**Exercise aim**
What follows is a set of entries. Repeat them exactly, but not their pictures.
------------------------------------------------
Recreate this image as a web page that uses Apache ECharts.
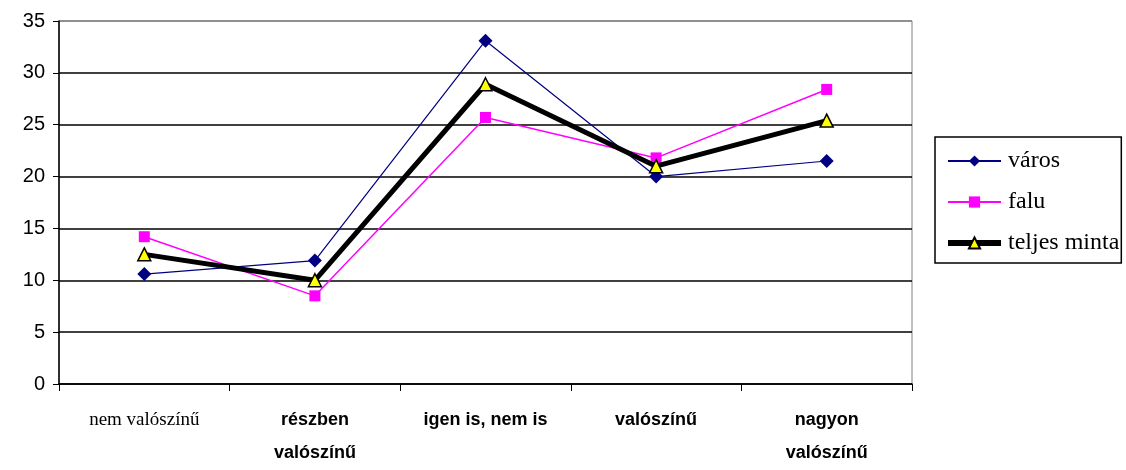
<!DOCTYPE html>
<html>
<head>
<meta charset="utf-8">
<script src="https://cdn.jsdelivr.net/npm/echarts@6/dist/echarts.min.js"></script>
<style>
  html, body { margin: 0; padding: 0; background: #fff; }
  #chart { width: 1126px; height: 470px; }
</style>
</head>
<body>
<div id="chart"></div>
<script>
// category labels (first one is set in serif in the original)
const categories = ['nem valószínű', 'részben\nvalószínű', 'igen is, nem is', 'valószínű', 'nagyon\nvalószínű']
const varos = [10.6, 11.9, 33.1, 20.0, 21.5]
const falu = [14.2, 8.5, 25.7, 21.8, 28.4]
const teljes = [12.5, 10.0, 28.9, 21.0, 25.4]
const yTicks = [0, 5, 10, 15, 20, 25, 30, 35]

const chart = echarts.init(document.getElementById('chart'))

const catData = categories.map((c, i) => {
  if (i === 0) {
    return { value: c, textStyle: { fontFamily: 'Liberation Serif', fontWeight: 'normal', fontSize: 19 } }
  }
  return { value: c }
})

chart.setOption({
  backgroundColor: '#fff',
  animation: false,
  grid: {
    left: 59,
    right: 214,
    top: 21,
    bottom: 86,
    show: true,
    borderColor: '#808080',
    borderWidth: 1
  },
  legend: {
    orient: 'vertical',
    left: 935,
    top: 137,
    borderColor: '#000',
    borderWidth: 1.5,
    padding: [12, 2, 8, 10],
    itemWidth: 53,
    itemHeight: 14,
    itemGap: 17,
    textStyle: {
      fontFamily: 'Liberation Serif',
      fontSize: 24,
      color: '#000',
      padding: [0, 0, 0, 2]
    },
    data: [
      { name: 'város', lineStyle: { width: 2 } },
      { name: 'falu', lineStyle: { width: 2 } },
      { name: 'teljes minta', lineStyle: { width: 6 } }
    ]
  },
  xAxis: {
    type: 'category',
    data: catData,
    boundaryGap: true,
    axisLine: { lineStyle: { color: '#000', width: 1.5 } },
    axisTick: { show: true, length: 7, interval: 0, lineStyle: { color: '#000' } },
    axisLabel: {
      interval: 0,
      margin: 20,
      color: '#000',
      fontFamily: 'Liberation Sans Narrow, Liberation Sans, Arial',
      fontWeight: 'bold',
      fontSize: 18,
      lineHeight: 33
    }
  },
  yAxis: {
    type: 'value',
    min: yTicks[0],
    max: yTicks[yTicks.length - 1],
    interval: 5,
    axisLine: { show: true, lineStyle: { color: '#000', width: 1.5 } },
    axisTick: { show: true, length: 6, lineStyle: { color: '#000' } },
    axisLabel: {
      color: '#000',
      fontFamily: 'Liberation Sans, Arial',
      fontSize: 20,
      margin: 14
    },
    splitLine: {
      lineStyle: {
        color: ['#000', '#000', '#000', '#000', '#000', '#000', '#000', '#808080'],
        width: 1.5
      }
    }
  },
  series: [
    {
      name: 'város',
      type: 'line',
      data: varos,
      symbol: 'diamond',
      symbolSize: 14,
      itemStyle: { color: '#000080' },
      lineStyle: { color: '#000080', width: 1.2 },
      z: 3
    },
    {
      name: 'falu',
      type: 'line',
      data: falu,
      symbol: 'rect',
      symbolSize: 11,
      itemStyle: { color: '#ff00ff' },
      lineStyle: { color: '#ff00ff', width: 1.5 },
      z: 2
    },
    {
      name: 'teljes minta',
      type: 'line',
      data: teljes,
      symbol: 'triangle',
      symbolSize: 13,
      itemStyle: { color: '#ffff00', borderColor: '#000', borderWidth: 1.5 },
      lineStyle: { color: '#000', width: 5 },
      z: 4
    }
  ]
})
</script>
</body>
</html>
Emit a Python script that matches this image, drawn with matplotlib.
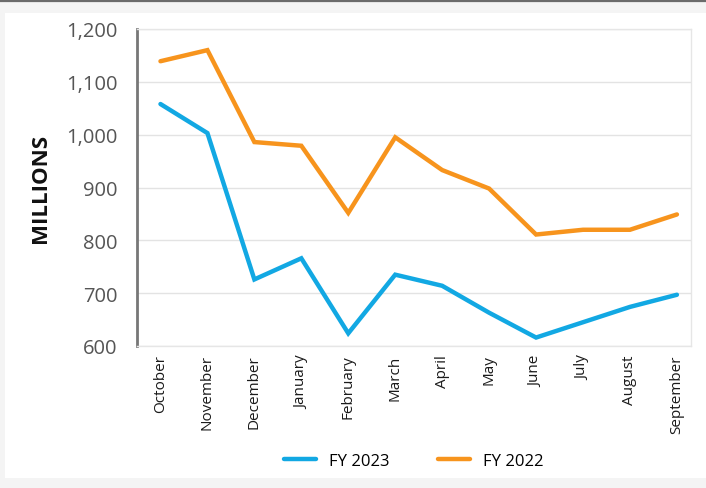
------------------------------------------------
**Reply**
Recreate this image as a web page that uses Apache ECharts.
<!DOCTYPE html>
<html>
<head>
<meta charset="utf-8">
<script src="https://cdn.jsdelivr.net/npm/echarts@6/dist/echarts.min.js"></script>
<style>
  html, body { margin: 0; padding: 0; background: #fff; }
  #chart { width: 1126px; height: 470px; }
</style>
</head>
<body>
<div id="chart"></div>
<script>
// category labels (first one is set in serif in the original)
const categories = ['nem valószínű', 'részben\nvalószínű', 'igen is, nem is', 'valószínű', 'nagyon\nvalószínű']
const varos = [10.6, 11.9, 33.1, 20.0, 21.5]
const falu = [14.2, 8.5, 25.7, 21.8, 28.4]
const teljes = [12.5, 10.0, 28.9, 21.0, 25.4]
const yTicks = [0, 5, 10, 15, 20, 25, 30, 35]

const chart = echarts.init(document.getElementById('chart'))

const catData = categories.map((c, i) => {
  if (i === 0) {
    return { value: c, textStyle: { fontFamily: 'Liberation Serif', fontWeight: 'normal', fontSize: 19 } }
  }
  return { value: c }
})

chart.setOption({
  backgroundColor: '#fff',
  animation: false,
  grid: {
    left: 59,
    right: 214,
    top: 21,
    bottom: 86,
    show: true,
    borderColor: '#808080',
    borderWidth: 1
  },
  legend: {
    orient: 'vertical',
    left: 935,
    top: 137,
    borderColor: '#000',
    borderWidth: 1.5,
    padding: [12, 2, 8, 10],
    itemWidth: 53,
    itemHeight: 14,
    itemGap: 17,
    textStyle: {
      fontFamily: 'Liberation Serif',
      fontSize: 24,
      color: '#000',
      padding: [0, 0, 0, 2]
    },
    data: [
      { name: 'város', lineStyle: { width: 2 } },
      { name: 'falu', lineStyle: { width: 2 } },
      { name: 'teljes minta', lineStyle: { width: 6 } }
    ]
  },
  xAxis: {
    type: 'category',
    data: catData,
    boundaryGap: true,
    axisLine: { lineStyle: { color: '#000', width: 1.5 } },
    axisTick: { show: true, length: 7, interval: 0, lineStyle: { color: '#000' } },
    axisLabel: {
      interval: 0,
      margin: 20,
      color: '#000',
      fontFamily: 'Liberation Sans Narrow, Liberation Sans, Arial',
      fontWeight: 'bold',
      fontSize: 18,
      lineHeight: 33
    }
  },
  yAxis: {
    type: 'value',
    min: yTicks[0],
    max: yTicks[yTicks.length - 1],
    interval: 5,
    axisLine: { show: true, lineStyle: { color: '#000', width: 1.5 } },
    axisTick: { show: true, length: 6, lineStyle: { color: '#000' } },
    axisLabel: {
      color: '#000',
      fontFamily: 'Liberation Sans, Arial',
      fontSize: 20,
      margin: 14
    },
    splitLine: {
      lineStyle: {
        color: ['#000', '#000', '#000', '#000', '#000', '#000', '#000', '#808080'],
        width: 1.5
      }
    }
  },
  series: [
    {
      name: 'város',
      type: 'line',
      data: varos,
      symbol: 'diamond',
      symbolSize: 14,
      itemStyle: { color: '#000080' },
      lineStyle: { color: '#000080', width: 1.2 },
      z: 3
    },
    {
      name: 'falu',
      type: 'line',
      data: falu,
      symbol: 'rect',
      symbolSize: 11,
      itemStyle: { color: '#ff00ff' },
      lineStyle: { color: '#ff00ff', width: 1.5 },
      z: 2
    },
    {
      name: 'teljes minta',
      type: 'line',
      data: teljes,
      symbol: 'triangle',
      symbolSize: 13,
      itemStyle: { color: '#ffff00', borderColor: '#000', borderWidth: 1.5 },
      lineStyle: { color: '#000', width: 5 },
      z: 4
    }
  ]
})
</script>
</body>
</html>
Emit a Python script that matches this image, drawn with matplotlib.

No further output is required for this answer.